Once those documents reached Beijing my new school had to then produce a letter of employment for us. We then had to take that letter along with another authenticated copy of our marriage certificate (didn't know this at first, so had to get the marriage certificate translated again and authenticated at the Chinese embassy again), copies of the marriage certificate, letters from employer, copies of passport pages, current country visa pages, past Chinese visa pages (which for me was in an expired passport), two head shots each, about 800myr for processing fee, and documents to the visa center in KL. On Friday morning I went to the center to apply for an expediated service. The visa center is housed in Hampshire Place, a tall glass building about 2 blocks from the main road of Jalan Ampang. I went to the 5th floor, was checked to see if I had the proper documents then given a number. I opted for the earliest time slot of 9-930am assuming later would be busy. At 915 it was not busy, there were about 12 counters services an equal number of applicants. My number was called within minutes and then I stood with the center rep as she made sure I had everything and understood that I would have to return for an interview on Monday.

So I left knowing that Aya would return on Monday to do the interview and to collect the passports. Spouses are allowed to apply and collect without each other. That part of the process was fairly painless.

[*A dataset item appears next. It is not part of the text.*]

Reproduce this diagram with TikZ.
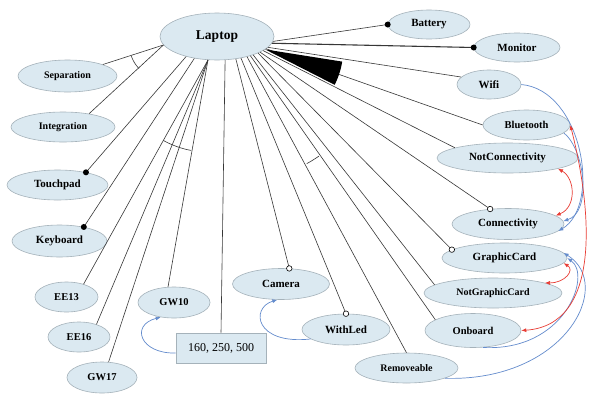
\documentclass[tikz,border=0pt]{standalone}
\usepackage{fontspec}
\setmainfont{Liberation Serif}
\usetikzlibrary{shapes.geometric,arrows.meta,calc}
\definecolor{featfill}{RGB}{219,233,241}
\definecolor{featline}{RGB}{165,178,186}
\definecolor{reqblue}{RGB}{100,140,205}
\definecolor{exred}{RGB}{232,60,52}
\definecolor{edgecol}{RGB}{55,55,55}

\begin{document}
\begin{tikzpicture}[x=1pt,y=-1pt,
  feat/.style={ellipse, draw=featline, fill=featfill, line width=0.6pt,
    inner sep=0pt, font=\bfseries\fontsize{#1}{#1}\selectfont},
  valbox/.style={rectangle, draw=featline, fill=featfill, line width=0.6pt,
    inner sep=0pt, font=\fontsize{12}{12}\selectfont},
  tree/.style={draw=edgecol, line width=0.6pt},
  mand/.style={circle, fill=black, inner sep=0pt, minimum size=6pt},
  opt/.style={circle, draw=black, fill=white, inner sep=0pt, minimum size=5.5pt, line width=0.6pt},
  req/.style={draw=reqblue, line width=0.7pt, -{Latex[length=5pt,width=4pt]}},
  excl/.style={draw=exred, line width=0.7pt, {Latex[length=5pt,width=4pt]}-{Latex[length=5pt,width=4pt]}}
]
\useasboundingbox[fill=white] (0,0) rectangle (605,394);

% features
\node[feat=13.5, minimum width=114pt, minimum height=47pt] (laptop) at (217,36.5) {Laptop};
\node[feat=11, minimum width=82pt, minimum height=29pt] (battery) at (429,24.5) {Battery};
\node[feat=11, minimum width=86pt, minimum height=29pt] (monitor) at (517,47.5) {Monitor};
\node[feat=11, minimum width=64pt, minimum height=29pt] (wifi) at (489,84.5) {Wifi};
\node[feat=10.5, minimum width=87pt, minimum height=30pt] (bluetooth) at (526.5,125) {Bluetooth};
\node[feat=11, minimum width=141pt, minimum height=30pt] (notconn) at (507.5,158) {NotConnectivity};
\node[feat=11, minimum width=112pt, minimum height=31pt] (conn) at (508,224) {Connectivity};
\node[feat=11, minimum width=125pt, minimum height=30pt] (graphic) at (504.5,258) {GraphicCard};
\node[feat=10, minimum width=138pt, minimum height=30pt] (notgraphic) at (493,293) {NotGraphicCard};
\node[feat=10.5, minimum width=96pt, minimum height=34pt] (onboard) at (473,330.5) {Onboard};
\node[feat=10, minimum width=103pt, minimum height=30pt] (removeable) at (406.5,368) {Removeable};
\node[feat=11, minimum width=88pt, minimum height=31pt] (withled) at (346,329.5) {WithLed};
\node[feat=11, minimum width=97pt, minimum height=31pt] (camera) at (281,284) {Camera};
\node[feat=10.5, minimum width=72pt, minimum height=31pt] (gw10) at (174,302.5) {GW10};
\node[valbox, minimum width=90pt, minimum height=30pt] (sizes) at (221,348) {160, 250, 500};
\node[feat=10.5, minimum width=63pt, minimum height=30pt] (ee13) at (66.5,297) {EE13};
\node[feat=10.5, minimum width=62pt, minimum height=30pt] (ee16) at (79,337) {EE16};
\node[feat=10.5, minimum width=70pt, minimum height=31pt] (gw17) at (102,377.5) {GW17};
\node[feat=11, minimum width=95pt, minimum height=32pt] (keyboard) at (59.5,241) {Keyboard};
\node[feat=11, minimum width=101pt, minimum height=30pt] (touchpad) at (57.5,185) {Touchpad};
\node[feat=10, minimum width=104pt, minimum height=30pt] (integration) at (63,127) {Integration};
\node[feat=10, minimum width=99pt, minimum height=32pt] (separation) at (67.5,76) {Separation};

% tree edges
\draw[tree] (laptop.189) -- (separation.18);
\draw[tree] (laptop.189) -- (integration.27);
\draw[tree] (laptop.213) -- (touchpad.24) node[mand] (mTouchpad) {};
\draw[tree] (laptop.224) -- (keyboard.30) node[mand] (mKeyboard) {};
\draw[tree] (laptop.249) -- (ee13.37);
\draw[tree] (laptop.249) -- (ee16.36);
\draw[tree] (laptop.249) -- (gw17.67);
\draw[tree] (laptop.249) -- (gw10.111);
\draw[tree] (laptop.289) -- (sizes.north);
\draw[tree] (laptop.310) -- (camera.62) node[opt] (oCamera) {};
\draw[tree] (laptop.318) -- (withled.north) node[opt] (oWithLed) {};
\draw[tree] (laptop.326) -- (removeable.north);
\draw[tree] (laptop.330) -- (onboard.164);
\draw[tree] (laptop.333) -- (notgraphic.172);
\draw[tree] (laptop.338) -- (graphic.171) node[opt] (oGraphic) {};
\draw[tree] (laptop.340) -- (conn.140) node[opt] (oConn) {};
\draw[tree] (laptop.343) -- (notconn.169);
\draw[tree] (laptop.346) -- (bluetooth.west);
\draw[tree] (laptop.348) -- (wifi.165);
\draw[tree, line width=1.1pt] (laptop.353.5) -- (monitor.west) node[mand] (mMonitor) {};
\draw[tree] (laptop.355.5) -- (battery.west) node[mand] (mBattery) {};

% group arcs
\draw[tree] ([shift={(199:34pt)}]laptop.189) arc[start angle=199, end angle=224, radius=34pt];
\draw[tree] ([shift={(241:92pt)}]laptop.249) arc[start angle=241, end angle=259.4, radius=92pt];
\draw[tree] ([shift={(298.4:122pt)}]laptop.328) arc[start angle=298.4, end angle=305.1, radius=122pt];
\fill[black] (laptop.345) -- ++(333:78pt) arc[start angle=333, end angle=351, radius=78pt] -- cycle;

% requires constraints
\draw[req] (wifi.east) .. controls (582,90) and (602,205) .. (conn.-8);
\draw[req] (bluetooth.-12) .. controls (585,150) and (592,212) .. (conn.3);
\draw[req] (onboard.-60) .. controls (565,352) and (592,275) .. (graphic.0);
\draw[req] (removeable.-15) .. controls (565,382) and (615,285) .. (graphic.5);
\draw[req] (withled.195) .. controls (255,345) and (250,308) .. (camera.-103);
\draw[req] ([yshift=-5pt]sizes.west) .. controls (140,354) and (130,325) .. (gw10.228);

% excludes constraints
\draw[excl] (notconn.-12) .. controls (575,178) and (577,207) .. (conn.10);
\draw[excl] (bluetooth.east) .. controls (592,210) and (602,325) .. (onboard.east);
\draw[excl] (graphic.-5) .. controls (575,270) and (565,283) .. (notgraphic.11);
\end{tikzpicture}
\end{document}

The interviews are at the Bank of China building right along Jalan Ampang. Its a tall white building with the Plaza Osk sign along the main road. Aya said the interview consisted of 2 or 3 very mundane questions like, "So your husband has a job in Beijing?" and took just a few minutes. She then had to return in the afternoon to the other building, Hampshire place, to pay the fees and collect the visas. So now we have my Z visa and Aya's short term tourist visa and can enter China. Then within 24 hours we must report to a police station to register and then within a week or so we will be getting our residency permits. At the end it only cost us two trips to KL, 4 nights in a hotel, numerous taxi rides, two authentications/translations, a few photos and copies, and about 8 hours of total document collecting and writing. In monetary terms, probably close to 1800USD. Jeez, Louise.